Cornetist Marc Caparone joins the band for Ruby Braff’s “One Hour.”

And finally, Caparone leads the EarRegulars on “Whispering” with Harvey Tibbs, Dan Block (clarinet), Matt Munisteri, Jon Burr, and Julian Lage.

From April 25, 2010, the EarRegulars were Jon-Erik Kellso (trumpet), Harry Allen (tenor saxophone), Matt Munisteri (guitar) and Neal Miner (string bass). The opening song from a splendid session was a Chicago jazz classic with roots in Oliver and Bix, performed as a Basie stroll.

You’ll also find Ben Webster’s line on “In a Mellotone,” “Did you call her Today?,” “I Got Rhythm” and “The Jeep is Jumpin'”

From May 2, 2010, watch Jon-Erik Kellso (trumpet), Andy Farber (tenor saxophone), Matt Munisteri (guitar), and Danton Boller (string bass) played “The Man I Love” (sans Kellso), “Somebody Stole My Gal,” and “Beer Street Blues.”

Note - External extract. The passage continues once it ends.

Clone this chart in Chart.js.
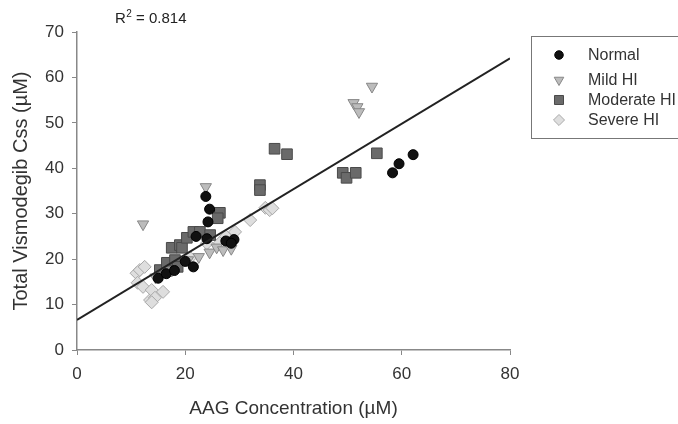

From May 9, 2010, aka “Mother’s Night,” where the core quartet is Matt Munisteri (guitar), Jon-Erik Kellso (trumpet), Pat O’Leary (string bass) and Jim Masters (trombone), enjoy “I Found a New Baby,” “It’s the Talk of the Town,” “Please Don’t Talk About me when I’m Gone,” and a closing “Lazy River.”

Going back to May 16, 2010, the EarRegulars were Jon-Erik Kellso (trumpet), Pete Martinez (clarinet), Matt Munisteri (guitar), and Greg Cohen (string bass). Watch them perform “I Believe in Miracles,” I’m a Ding Dong Daddy from Dumas: Willie the Weeper,” “Mahogany Hall Stomp” and “I’m Confessin'”

Skip ahead on week to May 23, 2010, and the weekly session included Jon-Erik Kellso (trumpet), Matt Munisteri (guitar), Neal Miner (bass), Scott Robinson (tenor sax and cornet), and guest Julian Lage (guitar). This collection of musician perform “Oh Sister, Ain’t That Hot?,” “On the Sunny Side of the Street,” “Wabash Blues,” and “Struttin’ With Some Barbecue.”

From May 30, 2010, here are a few combos featuring Danny Tobias (cornet), Chuck Wilson (alto sax), James Chirillo (guitar), Murray Wall (bass) Dan Block (clarinet), Pat O’Leary (cello/bass), and Tony Steele (bass). Various incarnations of these gentlemen feature “Beale Street Blues,” “Ain’t Misbehavin’,” “Love Me or Leave Me,” and “China Boy.”